▸ **Exercise prompt**
Retype the data that follows line by line, exactly, and leave its pictures out.

▸ **Source material**
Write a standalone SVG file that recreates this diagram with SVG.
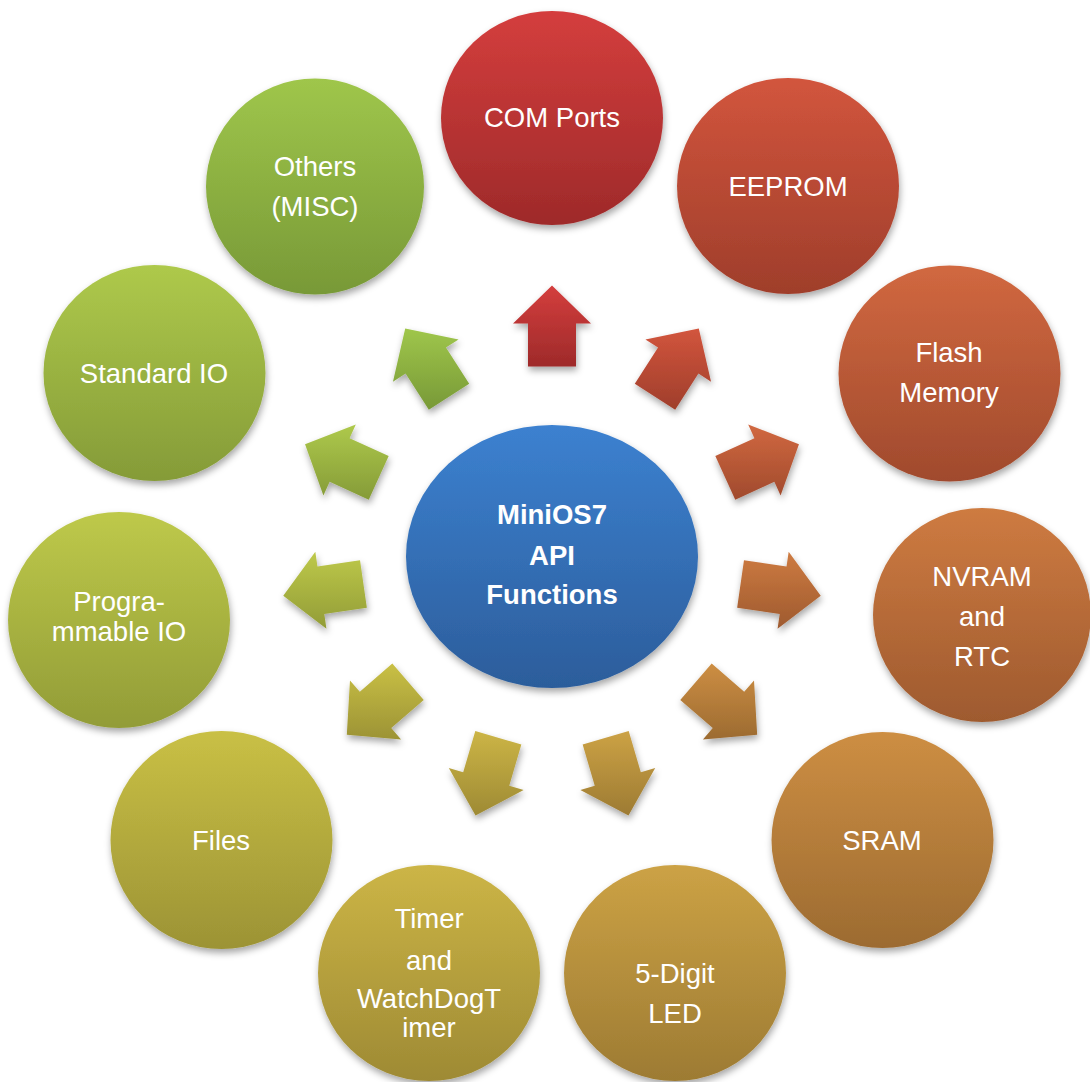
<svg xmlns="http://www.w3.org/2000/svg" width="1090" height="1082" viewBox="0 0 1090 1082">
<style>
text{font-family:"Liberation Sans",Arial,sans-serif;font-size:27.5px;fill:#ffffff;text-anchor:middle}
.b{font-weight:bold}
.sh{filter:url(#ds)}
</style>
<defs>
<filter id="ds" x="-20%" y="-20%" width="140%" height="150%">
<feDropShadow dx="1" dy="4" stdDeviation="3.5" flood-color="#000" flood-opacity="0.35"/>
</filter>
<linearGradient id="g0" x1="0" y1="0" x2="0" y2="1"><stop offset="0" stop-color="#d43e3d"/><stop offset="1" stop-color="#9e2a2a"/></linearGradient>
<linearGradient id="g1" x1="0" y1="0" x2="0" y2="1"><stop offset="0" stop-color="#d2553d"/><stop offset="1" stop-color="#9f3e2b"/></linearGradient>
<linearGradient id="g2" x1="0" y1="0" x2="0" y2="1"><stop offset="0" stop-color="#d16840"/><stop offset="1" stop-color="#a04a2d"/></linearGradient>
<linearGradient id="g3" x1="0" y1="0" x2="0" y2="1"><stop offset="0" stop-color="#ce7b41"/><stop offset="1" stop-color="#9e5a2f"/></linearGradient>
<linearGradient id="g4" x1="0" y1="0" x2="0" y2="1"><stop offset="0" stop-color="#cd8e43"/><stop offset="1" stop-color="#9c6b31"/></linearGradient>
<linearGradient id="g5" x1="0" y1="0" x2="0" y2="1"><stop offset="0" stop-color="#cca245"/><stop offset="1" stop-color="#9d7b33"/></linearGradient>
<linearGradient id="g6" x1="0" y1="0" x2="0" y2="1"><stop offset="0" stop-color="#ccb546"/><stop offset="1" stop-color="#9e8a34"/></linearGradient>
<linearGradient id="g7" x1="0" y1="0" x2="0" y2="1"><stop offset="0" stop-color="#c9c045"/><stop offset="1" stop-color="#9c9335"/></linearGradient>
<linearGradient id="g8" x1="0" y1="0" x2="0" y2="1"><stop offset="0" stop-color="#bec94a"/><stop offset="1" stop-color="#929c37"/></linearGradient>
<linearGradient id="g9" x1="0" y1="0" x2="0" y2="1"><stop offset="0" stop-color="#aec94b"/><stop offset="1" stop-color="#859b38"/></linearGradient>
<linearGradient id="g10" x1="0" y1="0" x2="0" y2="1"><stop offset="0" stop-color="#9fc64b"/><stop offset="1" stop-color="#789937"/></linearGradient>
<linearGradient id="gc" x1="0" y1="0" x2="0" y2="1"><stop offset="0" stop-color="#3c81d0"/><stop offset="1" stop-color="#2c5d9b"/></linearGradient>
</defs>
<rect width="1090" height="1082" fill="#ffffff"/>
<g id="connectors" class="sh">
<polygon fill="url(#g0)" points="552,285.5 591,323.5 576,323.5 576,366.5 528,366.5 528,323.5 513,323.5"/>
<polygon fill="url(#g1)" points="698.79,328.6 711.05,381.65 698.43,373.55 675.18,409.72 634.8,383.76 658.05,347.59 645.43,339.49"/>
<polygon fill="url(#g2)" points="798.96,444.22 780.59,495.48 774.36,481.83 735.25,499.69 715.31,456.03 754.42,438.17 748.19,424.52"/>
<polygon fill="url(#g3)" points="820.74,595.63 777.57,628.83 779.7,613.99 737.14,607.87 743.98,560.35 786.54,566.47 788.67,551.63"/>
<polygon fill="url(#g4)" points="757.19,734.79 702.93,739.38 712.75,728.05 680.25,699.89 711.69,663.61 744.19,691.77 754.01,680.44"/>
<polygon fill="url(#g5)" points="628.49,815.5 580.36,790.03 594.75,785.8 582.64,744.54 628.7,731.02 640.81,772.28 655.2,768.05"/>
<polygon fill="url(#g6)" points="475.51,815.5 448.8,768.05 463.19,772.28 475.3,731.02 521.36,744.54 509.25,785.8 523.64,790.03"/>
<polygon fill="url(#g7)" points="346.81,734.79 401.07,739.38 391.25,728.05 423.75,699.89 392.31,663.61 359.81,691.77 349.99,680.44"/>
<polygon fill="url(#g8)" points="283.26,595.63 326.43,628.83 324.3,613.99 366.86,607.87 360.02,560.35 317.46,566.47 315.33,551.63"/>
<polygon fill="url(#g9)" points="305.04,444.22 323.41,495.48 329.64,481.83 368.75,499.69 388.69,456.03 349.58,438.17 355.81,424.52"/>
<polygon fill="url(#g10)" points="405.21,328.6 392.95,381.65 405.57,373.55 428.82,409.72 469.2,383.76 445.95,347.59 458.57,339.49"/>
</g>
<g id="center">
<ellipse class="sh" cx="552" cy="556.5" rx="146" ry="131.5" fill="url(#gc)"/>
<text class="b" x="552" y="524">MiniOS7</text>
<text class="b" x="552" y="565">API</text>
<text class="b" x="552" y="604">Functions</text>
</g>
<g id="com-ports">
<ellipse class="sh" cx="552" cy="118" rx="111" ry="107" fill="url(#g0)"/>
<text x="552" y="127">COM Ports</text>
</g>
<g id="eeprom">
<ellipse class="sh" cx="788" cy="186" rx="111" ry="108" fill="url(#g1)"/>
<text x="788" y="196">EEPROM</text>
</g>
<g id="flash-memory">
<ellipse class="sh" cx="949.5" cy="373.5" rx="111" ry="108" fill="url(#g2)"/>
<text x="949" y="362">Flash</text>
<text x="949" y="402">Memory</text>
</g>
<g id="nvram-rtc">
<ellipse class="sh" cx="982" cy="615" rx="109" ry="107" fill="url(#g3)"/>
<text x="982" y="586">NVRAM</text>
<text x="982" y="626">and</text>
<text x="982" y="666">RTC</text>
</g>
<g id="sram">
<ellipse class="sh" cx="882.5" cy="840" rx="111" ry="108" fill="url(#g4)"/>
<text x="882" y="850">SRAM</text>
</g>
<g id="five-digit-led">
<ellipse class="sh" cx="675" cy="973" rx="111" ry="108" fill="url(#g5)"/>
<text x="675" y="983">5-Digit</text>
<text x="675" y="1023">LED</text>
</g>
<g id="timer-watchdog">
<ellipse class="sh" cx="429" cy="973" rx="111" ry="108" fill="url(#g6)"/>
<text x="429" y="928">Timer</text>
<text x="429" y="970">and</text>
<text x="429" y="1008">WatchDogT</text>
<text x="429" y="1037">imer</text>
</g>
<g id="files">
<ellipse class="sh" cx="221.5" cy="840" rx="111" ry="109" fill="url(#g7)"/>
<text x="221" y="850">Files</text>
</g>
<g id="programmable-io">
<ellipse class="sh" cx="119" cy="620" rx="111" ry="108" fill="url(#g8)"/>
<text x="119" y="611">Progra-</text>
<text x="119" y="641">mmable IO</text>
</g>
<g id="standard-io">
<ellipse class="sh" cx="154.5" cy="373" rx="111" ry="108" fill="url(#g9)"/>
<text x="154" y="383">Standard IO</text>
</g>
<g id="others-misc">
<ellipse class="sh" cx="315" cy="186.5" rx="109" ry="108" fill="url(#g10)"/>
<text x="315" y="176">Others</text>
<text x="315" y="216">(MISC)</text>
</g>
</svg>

▸ **Task result**
Write a standalone SVG file that recreates this diagram with SVG.
<svg xmlns="http://www.w3.org/2000/svg" width="1090" height="1082" viewBox="0 0 1090 1082">
<style>
text{font-family:"Liberation Sans",Arial,sans-serif;font-size:27.5px;fill:#ffffff;text-anchor:middle}
.b{font-weight:bold}
.sh{filter:url(#ds)}
</style>
<defs>
<filter id="ds" x="-20%" y="-20%" width="140%" height="150%">
<feDropShadow dx="1" dy="4" stdDeviation="3.5" flood-color="#000" flood-opacity="0.35"/>
</filter>
<linearGradient id="g0" x1="0" y1="0" x2="0" y2="1"><stop offset="0" stop-color="#d43e3d"/><stop offset="1" stop-color="#9e2a2a"/></linearGradient>
<linearGradient id="g1" x1="0" y1="0" x2="0" y2="1"><stop offset="0" stop-color="#d2553d"/><stop offset="1" stop-color="#9f3e2b"/></linearGradient>
<linearGradient id="g2" x1="0" y1="0" x2="0" y2="1"><stop offset="0" stop-color="#d16840"/><stop offset="1" stop-color="#a04a2d"/></linearGradient>
<linearGradient id="g3" x1="0" y1="0" x2="0" y2="1"><stop offset="0" stop-color="#ce7b41"/><stop offset="1" stop-color="#9e5a2f"/></linearGradient>
<linearGradient id="g4" x1="0" y1="0" x2="0" y2="1"><stop offset="0" stop-color="#cd8e43"/><stop offset="1" stop-color="#9c6b31"/></linearGradient>
<linearGradient id="g5" x1="0" y1="0" x2="0" y2="1"><stop offset="0" stop-color="#cca245"/><stop offset="1" stop-color="#9d7b33"/></linearGradient>
<linearGradient id="g6" x1="0" y1="0" x2="0" y2="1"><stop offset="0" stop-color="#ccb546"/><stop offset="1" stop-color="#9e8a34"/></linearGradient>
<linearGradient id="g7" x1="0" y1="0" x2="0" y2="1"><stop offset="0" stop-color="#c9c045"/><stop offset="1" stop-color="#9c9335"/></linearGradient>
<linearGradient id="g8" x1="0" y1="0" x2="0" y2="1"><stop offset="0" stop-color="#bec94a"/><stop offset="1" stop-color="#929c37"/></linearGradient>
<linearGradient id="g9" x1="0" y1="0" x2="0" y2="1"><stop offset="0" stop-color="#aec94b"/><stop offset="1" stop-color="#859b38"/></linearGradient>
<linearGradient id="g10" x1="0" y1="0" x2="0" y2="1"><stop offset="0" stop-color="#9fc64b"/><stop offset="1" stop-color="#789937"/></linearGradient>
<linearGradient id="gc" x1="0" y1="0" x2="0" y2="1"><stop offset="0" stop-color="#3c81d0"/><stop offset="1" stop-color="#2c5d9b"/></linearGradient>
</defs>
<rect width="1090" height="1082" fill="#ffffff"/>
<g id="connectors" class="sh">
<polygon fill="url(#g0)" points="552,285.5 591,323.5 576,323.5 576,366.5 528,366.5 528,323.5 513,323.5"/>
<polygon fill="url(#g1)" points="698.79,328.6 711.05,381.65 698.43,373.55 675.18,409.72 634.8,383.76 658.05,347.59 645.43,339.49"/>
<polygon fill="url(#g2)" points="798.96,444.22 780.59,495.48 774.36,481.83 735.25,499.69 715.31,456.03 754.42,438.17 748.19,424.52"/>
<polygon fill="url(#g3)" points="820.74,595.63 777.57,628.83 779.7,613.99 737.14,607.87 743.98,560.35 786.54,566.47 788.67,551.63"/>
<polygon fill="url(#g4)" points="757.19,734.79 702.93,739.38 712.75,728.05 680.25,699.89 711.69,663.61 744.19,691.77 754.01,680.44"/>
<polygon fill="url(#g5)" points="628.49,815.5 580.36,790.03 594.75,785.8 582.64,744.54 628.7,731.02 640.81,772.28 655.2,768.05"/>
<polygon fill="url(#g6)" points="475.51,815.5 448.8,768.05 463.19,772.28 475.3,731.02 521.36,744.54 509.25,785.8 523.64,790.03"/>
<polygon fill="url(#g7)" points="346.81,734.79 401.07,739.38 391.25,728.05 423.75,699.89 392.31,663.61 359.81,691.77 349.99,680.44"/>
<polygon fill="url(#g8)" points="283.26,595.63 326.43,628.83 324.3,613.99 366.86,607.87 360.02,560.35 317.46,566.47 315.33,551.63"/>
<polygon fill="url(#g9)" points="305.04,444.22 323.41,495.48 329.64,481.83 368.75,499.69 388.69,456.03 349.58,438.17 355.81,424.52"/>
<polygon fill="url(#g10)" points="405.21,328.6 392.95,381.65 405.57,373.55 428.82,409.72 469.2,383.76 445.95,347.59 458.57,339.49"/>
</g>
<g id="center">
<ellipse class="sh" cx="552" cy="556.5" rx="146" ry="131.5" fill="url(#gc)"/>
<text class="b" x="552" y="524">MiniOS7</text>
<text class="b" x="552" y="565">API</text>
<text class="b" x="552" y="604">Functions</text>
</g>
<g id="com-ports">
<ellipse class="sh" cx="552" cy="118" rx="111" ry="107" fill="url(#g0)"/>
<text x="552" y="127">COM Ports</text>
</g>
<g id="eeprom">
<ellipse class="sh" cx="788" cy="186" rx="111" ry="108" fill="url(#g1)"/>
<text x="788" y="196">EEPROM</text>
</g>
<g id="flash-memory">
<ellipse class="sh" cx="949.5" cy="373.5" rx="111" ry="108" fill="url(#g2)"/>
<text x="949" y="362">Flash</text>
<text x="949" y="402">Memory</text>
</g>
<g id="nvram-rtc">
<ellipse class="sh" cx="982" cy="615" rx="109" ry="107" fill="url(#g3)"/>
<text x="982" y="586">NVRAM</text>
<text x="982" y="626">and</text>
<text x="982" y="666">RTC</text>
</g>
<g id="sram">
<ellipse class="sh" cx="882.5" cy="840" rx="111" ry="108" fill="url(#g4)"/>
<text x="882" y="850">SRAM</text>
</g>
<g id="five-digit-led">
<ellipse class="sh" cx="675" cy="973" rx="111" ry="108" fill="url(#g5)"/>
<text x="675" y="983">5-Digit</text>
<text x="675" y="1023">LED</text>
</g>
<g id="timer-watchdog">
<ellipse class="sh" cx="429" cy="973" rx="111" ry="108" fill="url(#g6)"/>
<text x="429" y="928">Timer</text>
<text x="429" y="970">and</text>
<text x="429" y="1008">WatchDogT</text>
<text x="429" y="1037">imer</text>
</g>
<g id="files">
<ellipse class="sh" cx="221.5" cy="840" rx="111" ry="109" fill="url(#g7)"/>
<text x="221" y="850">Files</text>
</g>
<g id="programmable-io">
<ellipse class="sh" cx="119" cy="620" rx="111" ry="108" fill="url(#g8)"/>
<text x="119" y="611">Progra-</text>
<text x="119" y="641">mmable IO</text>
</g>
<g id="standard-io">
<ellipse class="sh" cx="154.5" cy="373" rx="111" ry="108" fill="url(#g9)"/>
<text x="154" y="383">Standard IO</text>
</g>
<g id="others-misc">
<ellipse class="sh" cx="315" cy="186.5" rx="109" ry="108" fill="url(#g10)"/>
<text x="315" y="176">Others</text>
<text x="315" y="216">(MISC)</text>
</g>
</svg>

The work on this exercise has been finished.